The default is the Gaussian one. When the bw argument is unspecified and width is, width is substituted in, eg.
library(MASS)
set.seed(1)
x <- rnorm(1000, 10, 2)
all.equal(density(x, bw = 1), density(x, width = 4)) # Only the call is different
However, because kde2d() was apparently written to remain compatible with S (and I suppose it was originally written FOR S, given it's in MASS), everything ends up divided by four.

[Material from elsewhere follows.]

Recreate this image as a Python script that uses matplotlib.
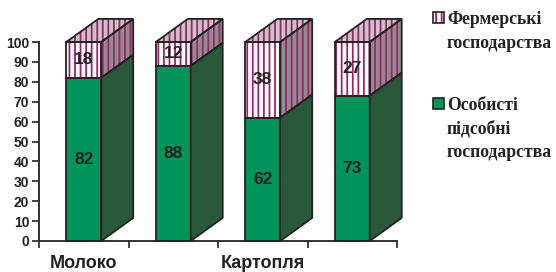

After flipping to the relevant section of MASS the book (around p.126), it seems they may have picked four to strike a balance between smoothness and fidelity of data.
In conclusion, my guess is that kde2d() divides by four to remain consistent with the rest of MASS (and other things originally written for S), and that the way you're going about things looks fine.